On the most basic level, you should be able to write a simple operating system from scratch. I heard http://pages.cs.wisc.edu/~remzi/OSTEP/ is good for an introduction to OS writing.

Some papers I read in no particular order:

Synthesis OS (http://valerieaurora.org/synthesis/SynthesisOS/) might be interesting for you. They do lots of runtime code synthesis.

Exokernels (follow links from https://en.wikipedia.org/wiki/Exokernel#Bibliography). And more recently Mirage (https://mirage.io/) and HaLVm (https://github.com/GaloisInc/HaLVM)

(I assume you already know how to program. Otherwise, brush up on that as step 0. C is still the canonical choice for OS work. But if you are feeling adventurous there's more choice.)

The interesting bit I was eagerly anticipating is buried way down in "3.1 Exception-Less Syscall Interface." How'd they do it? Syscall pages. This sounds really interesting, though apparently not terribly new.

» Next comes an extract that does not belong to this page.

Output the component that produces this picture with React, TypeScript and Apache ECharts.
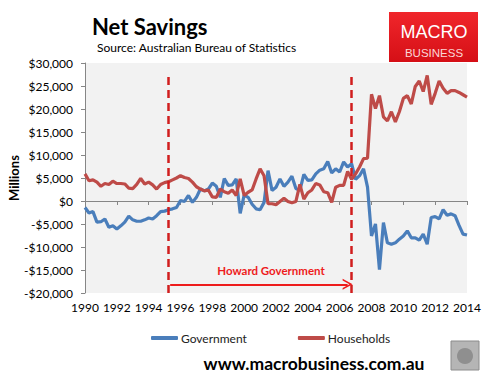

I'd be really concerned about trust issues, but I'm sure it could be done safely. Lots of room for corner cases, especially w/NUMA.

We should just let V8 run in the kernel and do away with system calls. https://www.destroyallsoftware.com/talks/the-birth-and-death...
This is cool but it certainly makes things more complicated. It adds a kernel mode thread per process.
I think you can do it with just one kernel mode thread for all processes, using one (or more) pages of memory per process/thread. The kernel process can read all the pages, but pages can only be read by their respective processes.

It looks like this is not what the article's implementation does, but I think it would be possible.

This is fantastic. Any plans of getting this into main stream Linux kernel?
www.google.com/patents/US20140149781
RedHat has the patent... thats good, right?
How is that valid, if the paper and implementation are from 2010?
The seems like the kind of thing you'd expect to see implemented in Redox.[0]

[0] http://www.redox-os.org/

How so? This talks about changing how syscalls work (batching, callbacks, pinning the syscall handler to one core) but it doesn't look like redox does anything special with syscalls (https://doc.redox-os.org/doc/kernel/syscall/index.html)

> The system call interface is very similar to POSIX's system calls

iirc xok exokernel had the same thing by doing 'scheduler activations' through a vdso. How does flexsc handle cancellation points? What about latency?
TempleOS is ring-0-only. No system call overhead.